利用TensorFlow serving在docker上部署深度學習模型

原創

Grack_skw

2020-07-07 00:32

官方的文檔https://www.tensorflow.org/tfx/serving/docker

官方例程

部署自己的模型

官方例程

首先拉取官方TensorFlow serving的鏡像

docker pull tensorflow/serving

建立本地的repo

mkdir -p /tmp/tfserving
cd /tmp/tfserving
git clone https://github.com/tensorflow/serving

運行鏡像

docker run -p 8501:8501 \
  --mount type=bind,\
source=/tmp/tfserving/serving/tensorflow_serving/servables/tensorflow/testdata/saved_model_half_plus_two_cpu,\
target=/models/half_plus_two \
  -e MODEL_NAME=half_plus_two -t tensorflow/serving &

命令的解釋如下

--mount：   表示要進行掛載
source：    指定要運行部署的模型地址， 也就是掛載的源，這個是在宿主機上的模型目錄
target:     這個是要掛載的目標位置，也就是掛載到docker容器中的哪個位置，這是docker容器中的目錄
-t:         指定的是掛載到哪個容器
-p:         指定主機到docker容器的端口映射，這裏的8501端口是鏡像裏REST的端口
docker run: 啓動這個容器並啓動模型服務
 
綜合解釋：
         將source目錄中的例子模型，掛載到-t指定的鏡像啓動的容器下的target目錄，並啓動

這時出現錯誤，提示&要加雙引號

所在位置 行:1 字符: 208
+ ... s/half_plus_three -e MODEL_NAME=half_plus_two -t tensorflow/serving &
+                                                                         ~
不允許使用與號(&)。
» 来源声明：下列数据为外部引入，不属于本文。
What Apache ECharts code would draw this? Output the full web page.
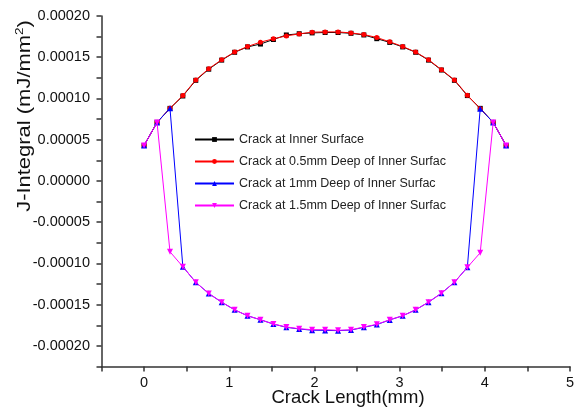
<!DOCTYPE html>
<html>
<head>
<meta charset="utf-8">
<script src="https://cdn.jsdelivr.net/npm/echarts@6/dist/echarts.min.js"></script>
<style>html,body{margin:0;padding:0;background:#fff;}#c{width:582px;height:408px;}</style>
</head>
<body>
<div id="c"></div>
<script>
// Crack length positions (mm)
var xValues = [0, 0.152, 0.304, 0.455, 0.607, 0.759, 0.911, 1.063, 1.214, 1.366, 1.518, 1.670, 1.821, 1.973, 2.125, 2.277, 2.429, 2.580, 2.732, 2.884, 3.036, 3.188, 3.339, 3.491, 3.643, 3.795, 3.946, 4.098, 4.250];

var seriesNames = ['Crack at Inner Surface', 'Crack at 0.5mm Deep of Inner Surfac', 'Crack at 1mm Deep of Inner Surfac', 'Crack at 1.5mm Deep of Inner Surfac'];

var innerSurface = [4.3e-5, 7.1e-5, 8.8e-5, 1.03e-4, 1.22e-4, 1.355e-4, 1.465e-4, 1.56e-4, 1.625e-4, 1.66e-4, 1.715e-4, 1.77e-4, 1.785e-4, 1.795e-4, 1.80e-4, 1.80e-4, 1.79e-4, 1.77e-4, 1.725e-4, 1.68e-4, 1.625e-4, 1.56e-4, 1.465e-4, 1.345e-4, 1.22e-4, 1.035e-4, 8.8e-5, 7.1e-5, 4.3e-5];

var deep05 = [4.3e-5, 7.1e-5, 8.8e-5, 1.036e-4, 1.225e-4, 1.361e-4, 1.470e-4, 1.563e-4, 1.630e-4, 1.683e-4, 1.723e-4, 1.759e-4, 1.783e-4, 1.804e-4, 1.807e-4, 1.807e-4, 1.795e-4, 1.775e-4, 1.739e-4, 1.687e-4, 1.630e-4, 1.563e-4, 1.470e-4, 1.349e-4, 1.225e-4, 1.040e-4, 8.76e-5, 7.1e-5, 4.3e-5];

var deep1 = [4.3e-5, 7.1e-5, 8.8e-5, -1.040e-4, -1.229e-4, -1.365e-4, -1.470e-4, -1.563e-4, -1.635e-4, -1.683e-4, -1.735e-4, -1.775e-4, -1.795e-4, -1.810e-4, -1.812e-4, -1.815e-4, -1.808e-4, -1.775e-4, -1.742e-4, -1.685e-4, -1.635e-4, -1.563e-4, -1.470e-4, -1.361e-4, -1.229e-4, -1.048e-4, 8.76e-5, 7.1e-5, 4.3e-5];

var deep15 = [4.3e-5, 7.1e-5, -8.59e-5, -1.040e-4, -1.229e-4, -1.365e-4, -1.470e-4, -1.563e-4, -1.635e-4, -1.683e-4, -1.735e-4, -1.771e-4, -1.792e-4, -1.804e-4, -1.804e-4, -1.811e-4, -1.805e-4, -1.771e-4, -1.739e-4, -1.683e-4, -1.635e-4, -1.563e-4, -1.470e-4, -1.361e-4, -1.229e-4, -1.048e-4, -8.71e-5, 7.1e-5, 4.3e-5];

var xTickLabels = ['0', '1', '2', '3', '4', '5'];
var yTickLabels = ['-0.00020', '-0.00015', '-0.00010', '-0.00005', '0.00000', '0.00005', '0.00010', '0.00015', '0.00020'];

function pairs(ys) { return ys.map(function (y, i) { return [xValues[i], y]; }); }

var FONT = 'Liberation Sans, Arial, sans-serif';
var chart = echarts.init(document.getElementById('c'), null, { renderer: 'canvas' });

function yMajor(v) { return Math.abs(Math.round(v / 0.000025)) % 2 === 0; }
function xMajor(v) { return Math.abs(Math.round(v / 0.5)) % 2 === 0; }

var axisLineStyle = { color: '#333', width: 1.5 };

var option = {
  backgroundColor: '#fff',
  animation: false,
  grid: { left: 101.5, right: 12, top: 16, bottom: 41.5, containLabel: false },
  xAxis: [
    {
      type: 'value', min: -0.5, max: 5, interval: 0.5,
      splitLine: { show: false },
      axisLine: { onZero: false, lineStyle: axisLineStyle },
      axisTick: { show: true, inside: false, length: 5, lineStyle: axisLineStyle,
        interval: function (i, v) { return xMajor(v); } },
      axisLabel: { interval: 0, margin: 9, color: '#111', fontSize: 14.5, fontFamily: FONT,
        showMinLabel: true, showMaxLabel: true,
        formatter: function (v) {
          if (!xMajor(v) || v < 0) return '';
          return xTickLabels[Math.round(v)];
        } }
    },
    {
      type: 'value', min: -0.5, max: 5, interval: 0.5, position: 'bottom',
      splitLine: { show: false },
      axisLine: { show: false, onZero: false },
      axisTick: { show: true, length: 3, lineStyle: axisLineStyle,
        interval: function (i, v) { return !xMajor(v); } },
      axisLabel: { show: false }
    }
  ],
  yAxis: [
    {
      type: 'value', min: -0.000225, max: 0.0002, interval: 0.000025,
      splitLine: { show: false },
      axisLine: { show: true, onZero: false, lineStyle: axisLineStyle },
      axisTick: { show: true, length: 5, lineStyle: axisLineStyle,
        interval: function (i, v) { return yMajor(v); } },
      axisLabel: { interval: 0, margin: 11.5, color: '#111', fontSize: 14.5, fontFamily: FONT,
        showMinLabel: true, showMaxLabel: true,
        formatter: function (v) {
          if (!yMajor(v)) return '';
          var k = Math.round(v / 0.00005) + 4;
          return yTickLabels[k] || '';
        } }
    },
    {
      type: 'value', min: -0.000225, max: 0.0002, interval: 0.000025, position: 'left',
      splitLine: { show: false },
      axisLine: { show: false, onZero: false },
      axisTick: { show: true, length: 3, lineStyle: axisLineStyle,
        interval: function (i, v) { return !yMajor(v); } },
      axisLabel: { show: false }
    }
  ],
  legend: {
    orient: 'vertical', left: 194, top: 133, padding: 0,
    itemWidth: 39, itemHeight: 6, itemGap: 9,
    textStyle: { fontSize: 12.5, color: '#222', fontFamily: FONT },
    data: seriesNames
  },
  series: [
    { name: seriesNames[0], type: 'line', data: pairs(innerSurface), color: '#000000',
      symbol: 'rect', symbolSize: 5, lineStyle: { width: 1 }, z: 2 },
    { name: seriesNames[1], type: 'line', data: pairs(deep05), color: '#ff0000',
      symbol: 'circle', symbolSize: 5, lineStyle: { width: 1 }, z: 3 },
    { name: seriesNames[2], type: 'line', data: pairs(deep1), color: '#0000ff',
      symbol: 'triangle', symbolSize: 6, lineStyle: { width: 1 }, z: 4 },
    { name: seriesNames[3], type: 'line', data: pairs(deep15), color: '#ff00ff',
      symbol: 'triangle', symbolRotate: 180, symbolSize: 6, lineStyle: { width: 1 }, z: 5 }
  ],
  graphic: [
    { type: 'text', x: 24, y: 116, rotation: Math.PI / 2, scaleX: 1.22,
      style: { text: '{a|J-Integral (mJ/mm}{s|2}{a|)}', align: 'center', verticalAlign: 'middle',
        rich: { a: { fontSize: 18, fontFamily: FONT, fill: '#111', verticalAlign: 'bottom' },
                s: { fontSize: 11, fontFamily: FONT, fill: '#111', verticalAlign: 'top', padding: [0, 0, 9, 0] } } } },
    { type: 'text', x: 348, y: 398,
      style: { text: 'Crack Length(mm)', align: 'center', verticalAlign: 'middle',
        fontSize: 18.5, fontFamily: FONT, fill: '#111' } }
  ]
};
chart.setOption(option);
</script>
</body>
</html>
& 運算符是爲將來使用而保留的；請用雙引號將與號引起來("&")，以將其作爲字符串的一部分傳遞。
    + CategoryInfo          : ParserError: (:) [], ParentContainsErrorRecordException
    + FullyQualifiedErrorId : AmpersandNotAllowed

用雙引號把&擴起來

 docker run -p 8501:8501 --name="half_plus_two" --mount type=bind,source=E:/tmp/tfserving/serving/tensorflow_serving/servables/tensorflow/testdata/saved_model_half_plus_two_cpu,target=/models/half_plus_two -e MODEL_NAME=half_plus_two -t tensorflow/serving "&"

然後出現了-X的問題，可能是指令的格式不對

Invoke-WebRequest : 找不到與參數名稱“X”匹配的參數。
所在位置 行:1 字符: 42
+ curl -d '{"instances": [1.0, 2.0, 5.0]}' -X POST http://localhost:850 ...
+                                          ~~
    + CategoryInfo          : InvalidArgument: (:) [Invoke-WebRequest]，ParameterBindingException
    + FullyQualifiedErrorId : NamedParameterNotFound,Microsoft.PowerShell.Commands.InvokeWebRequestCommand

參考了https://www.shuijingwanwq.com/2018/12/28/3077/，改成如下

curl -Body '{"instances": [1.0, 2.0, 5.0]}' -Uri http://localhost:8501/v1/models/half_plus_two:predict -Method 'POST'

或者使用requests.post方法

uri=http://localhost:8501/v1/models/half_plus_two:predict
query_data = '{"instances": [[1.0, 2.0, 3.0]}'
requests.post(url, query_data)

這樣就能work了，結果如下

StatusCode        : 200
StatusDescription : OK
Content           : {
                        "predictions": [2.5, 3.0, 4.5
                        ]
                    }
RawContent        : HTTP/1.1 200 OK
                    Content-Length: 43
                    Content-Type: application/json
                    Date: Mon, 22 Jun 2020 07:58:23 GMT

                    {
                        "predictions": [2.5, 3.0, 4.5
                        ]
                    }
Forms             : {}
Headers           : {[Content-Length, 43], [Content-Type, application/json], [Date, Mon, 22 Jun 2020 07:58:23 GMT]}
Images            : {}
InputFields       : {}
Links             : {}
ParsedHtml        : mshtml.HTMLDocumentClass
RawContentLength  : 43

部署自己的模型

只需要把自己的模型存成例程那樣的格式就行，例程的文件結構是

model下有一個00000123的文件夾，裏面有assets,variables,saved_model.pb三個文件，結構如下

E:.
└─00000123
    │  saved_model.pb
    │
    ├─assets
    │      foo.txt
    │
    └─variables
            variables.data-00000-of-00001
            variables.index

assets下只有一個foo.txt，裏面內容是

asset-file-contents

因爲我用的Keras訓練網絡，所以先需要轉換成TensorFlow的.pb模型文件，代碼如下

def model_h52pb():
    model_path = r'D:\work\model\my_model.h5'

    K.set_learning_phase(0)
    model = load_model(model_path, custom_objects={'my_acc': my_acc})  # 加載h5模型
    export_path = r'D:\work\model\tf_model'

    with K.get_session() as sess:
        tf.saved_model.simple_save(
            sess,
            export_path,
            inputs={'input': model.input},
            outputs={t.name: t for t in model.outputs})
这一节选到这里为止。